In a separate bowl whisk two eggs (egg beaters work too but make tougher cakes) with two Tablespoons of cooking oil (not olive oil) (what, are you crazy? Are you a crazy person, to even think of olive oil in the pancakes?  Meshugener, that’s you.  Well gesheuntheit.) Mix the egg and oil vigorously enough to blend it thoroughly.  Don’t wimp out on the egg beating, man. Beat it like you mean it.  Then whisk in two cups of liquid – mostly, if not entirely, milk (or something like it).  Finally, mash an overripe banana into goo, stir it into the wet ingredients, and then dump the wet ingredients into the dry ones and whisk it all into a fairly consistent slurry.  Make sure all the dry ingredients get incorporated.  Let the mix sit for five minutes while you get an oiled griddle medium hot.  (I like spray oil for this application – the traditional version crisps up the sides a little more than I like.)

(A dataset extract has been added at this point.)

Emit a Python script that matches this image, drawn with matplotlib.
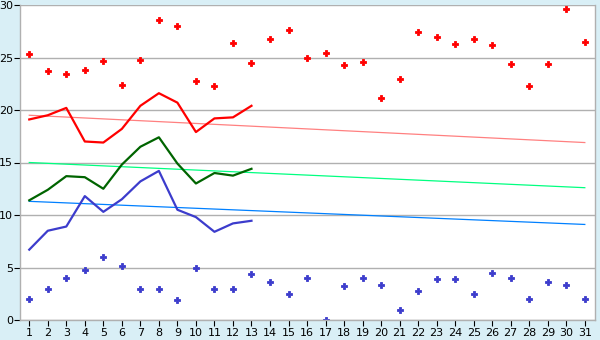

Pour out about a ladlesworth of batter at a time – make the cakes no more than 10” across (1.3 hectares) or you won’t be able to flip’em.  When they show active bubbling across their whole surface, use a thin spatula to separate them from the pan and then flip them over.  This is actually a little tricky and practice helps. Sorry, no tips.  Yer kakes are done when they look done, and will stand up to any goddamn syrup you want to pour.  This should make about a dozen good-sized cakes.  Bring it on, hotcake boy.

The rest of Tuesday we spent at the riverbank, wading across the gentle invigorations of the whole damn Russian River, our two families rafting and tubing and playing at baseball and on beached canoes, an authentic frolic in the woodlands and it couldn’t have come at a better time for me.  After we got home I napped, showered, and put together some marinated pan-friend Brussels sprouts that worked well with the fire-grilled New York strip and bonus pork ribs that took center stage on every plate.  Dessert was pineapple bread pudding with English custard sauce and after that there wasn’t much left of the evening for any of us. 

Wednesday broke overcast and stayed that way long enough for us to drive out to the coast and the debouchment of the river into the pacific.  We walked a long and lonely beach that was decorated tastefully with a discreet arrangement of tendrilous seaweeds, beached protoplasmic jellyfish, and delightful beds of parti-colored pebbles.  Z sidled up to me, reached up to take my hand, and gently invited me – “come, daddy” – to wade with him in the broad lip of waves as they expended themselves on the strand.  He giggled and squealed as he chased the foamy wavering vergepoint between land and sea, and he delighted in stomping his thick little feet into the wet sand till they were half-buried and a wave would catch him stuck there.  The only tears were when we told him it was time for us to leave. 

But leave we did – we left Blind Beach, and then, a healthy pizza-and-grilled-cheese-sandwich lunch later, we left our friends, left Guerneville altogether, drove the hell home and now I’m writing again.  It was a time that was to time what caramel is to candy – dense, chewy, easy to dig your teeth into and hard to leave once you’ve started, and, of course, sweet enough to give you shivers.  But the thing about caramels is, once you’ve had a little one, you want the rest of the goddamn bag.  I’m not complaining, believe me – it was a fantastic break and I appreciate it with every fiber of my being.  I could just use, you know, a little more.  And really, who couldn’t?

Thanks, Mitch and Cath and Eli, for an excellent river adventure.  And for the rest of you, get the hell out and hit the water!  The way it seems to me is, if you can make out there on a sunny Tuesday, it’ll even feel more satisfying!